Likewise, we should be looking at people who can take risks -- not foolhardy risks, but calculated risks. People who have never had the opportunity to weigh decisions and take risks are more likely to overspend inordinate amounts of time mulling over every decision -- minute and significant. Conversely, they may make rash decisions, if they have never had the opportunity to feel the true consequences of their actions.
If we are not hiring for these competencies, how do we as leaders encourage risk taking and learning? How do we truly hold people accountable -- giving them what they need in terms of responsibility, flexibility, and context, but then holding them accountable for their results, so that they feel the consequences?
The common belief is that as leaders we should remove obstacles and barriers in front of our teams.
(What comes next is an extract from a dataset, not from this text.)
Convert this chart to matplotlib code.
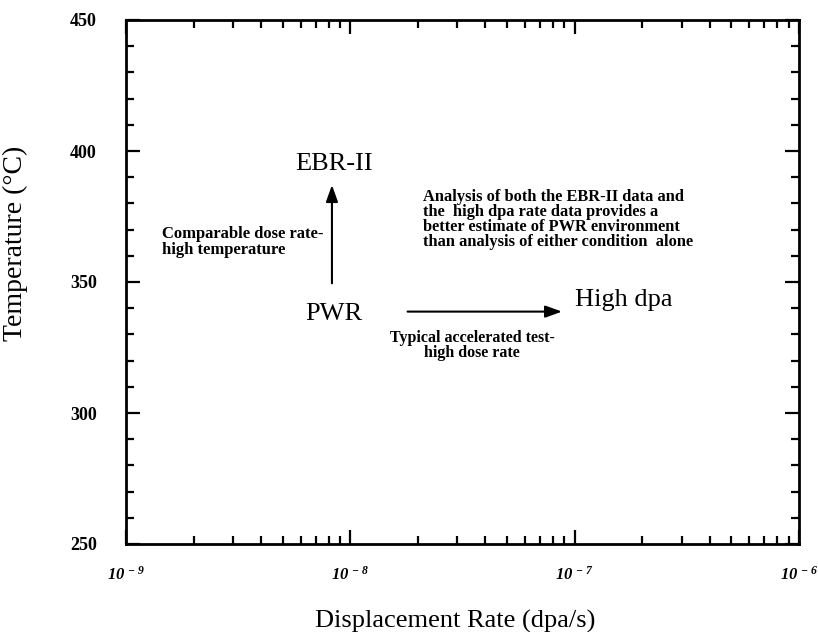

But wouldn't the learning and satisfaction for our team members be greater if they did it themselves, despite enormous challenges?
I am not promoting abdicating a leadership role, but carefully considering whether we are becoming "helicopter leaders." This may mean providing support and guidance as needed, but making it your team members' responsibility to ask for it, after they have tried on their own.
There are messages here for all parties. For parents: allow your children to fail and let them develop the skills they will need to cope. By doing so, you are inoculating them for the future. For entrants to the job market: think about where you have failed. If nothing comes to mind, think about whether there is an opportunity for you to stretch. If you do have your first failure under your belt, think about how much less you have to lose, having experienced it already when the stakes are lower, and how much you have gained. Practice that story line. Don't hide or gloss over your failures, but point to them with pride.
Finally, as leaders: think about how you can build resilience in your organizations: encourage risk taking, independence and self reflection, and create the conditions where failure is a badge of honour.